▼▼▼

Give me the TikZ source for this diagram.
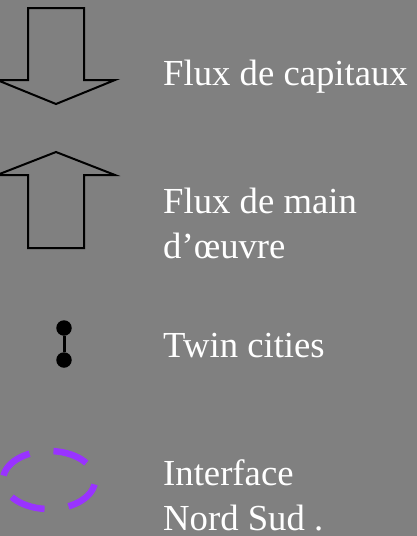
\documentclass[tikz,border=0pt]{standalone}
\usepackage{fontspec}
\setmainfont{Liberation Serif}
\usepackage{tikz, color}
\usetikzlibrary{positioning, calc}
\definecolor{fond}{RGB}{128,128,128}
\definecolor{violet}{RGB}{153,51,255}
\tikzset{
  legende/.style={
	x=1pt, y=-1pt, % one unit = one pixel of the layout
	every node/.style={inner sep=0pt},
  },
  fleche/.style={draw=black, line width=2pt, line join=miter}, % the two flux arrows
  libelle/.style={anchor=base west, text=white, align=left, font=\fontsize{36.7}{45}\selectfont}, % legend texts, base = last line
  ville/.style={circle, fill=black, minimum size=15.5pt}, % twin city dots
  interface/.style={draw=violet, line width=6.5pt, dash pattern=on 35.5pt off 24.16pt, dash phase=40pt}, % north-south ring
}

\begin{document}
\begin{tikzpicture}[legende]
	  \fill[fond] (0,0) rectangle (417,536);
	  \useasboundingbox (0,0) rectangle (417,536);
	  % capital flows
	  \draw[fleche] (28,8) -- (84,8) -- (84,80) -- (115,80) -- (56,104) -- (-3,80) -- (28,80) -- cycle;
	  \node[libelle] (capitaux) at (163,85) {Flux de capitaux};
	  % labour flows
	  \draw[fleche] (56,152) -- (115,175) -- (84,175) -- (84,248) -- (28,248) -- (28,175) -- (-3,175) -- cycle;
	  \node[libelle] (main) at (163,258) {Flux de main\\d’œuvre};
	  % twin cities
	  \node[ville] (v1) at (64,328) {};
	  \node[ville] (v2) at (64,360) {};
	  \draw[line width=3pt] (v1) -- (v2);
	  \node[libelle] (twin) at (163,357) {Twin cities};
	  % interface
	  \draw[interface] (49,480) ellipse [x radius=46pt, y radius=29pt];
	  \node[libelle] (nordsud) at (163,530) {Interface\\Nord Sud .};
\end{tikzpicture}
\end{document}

▲▲▲

Set the pictures aside and transcribe the data above exactly.

Give me the TikZ source for this diagram.
\documentclass[tikz,border=0pt]{standalone}
\usepackage{fontspec}
\setmainfont{Liberation Serif}
\usepackage{tikz, color}
\usetikzlibrary{positioning, calc}
\definecolor{fond}{RGB}{128,128,128}
\definecolor{violet}{RGB}{153,51,255}
\tikzset{
  legende/.style={
	x=1pt, y=-1pt, % one unit = one pixel of the layout
	every node/.style={inner sep=0pt},
  },
  fleche/.style={draw=black, line width=2pt, line join=miter}, % the two flux arrows
  libelle/.style={anchor=base west, text=white, align=left, font=\fontsize{36.7}{45}\selectfont}, % legend texts, base = last line
  ville/.style={circle, fill=black, minimum size=15.5pt}, % twin city dots
  interface/.style={draw=violet, line width=6.5pt, dash pattern=on 35.5pt off 24.16pt, dash phase=40pt}, % north-south ring
}

\begin{document}
\begin{tikzpicture}[legende]
	  \fill[fond] (0,0) rectangle (417,536);
	  \useasboundingbox (0,0) rectangle (417,536);
	  % capital flows
	  \draw[fleche] (28,8) -- (84,8) -- (84,80) -- (115,80) -- (56,104) -- (-3,80) -- (28,80) -- cycle;
	  \node[libelle] (capitaux) at (163,85) {Flux de capitaux};
	  % labour flows
	  \draw[fleche] (56,152) -- (115,175) -- (84,175) -- (84,248) -- (28,248) -- (28,175) -- (-3,175) -- cycle;
	  \node[libelle] (main) at (163,258) {Flux de main\\d’œuvre};
	  % twin cities
	  \node[ville] (v1) at (64,328) {};
	  \node[ville] (v2) at (64,360) {};
	  \draw[line width=3pt] (v1) -- (v2);
	  \node[libelle] (twin) at (163,357) {Twin cities};
	  % interface
	  \draw[interface] (49,480) ellipse [x radius=46pt, y radius=29pt];
	  \node[libelle] (nordsud) at (163,530) {Interface\\Nord Sud .};
\end{tikzpicture}
\end{document}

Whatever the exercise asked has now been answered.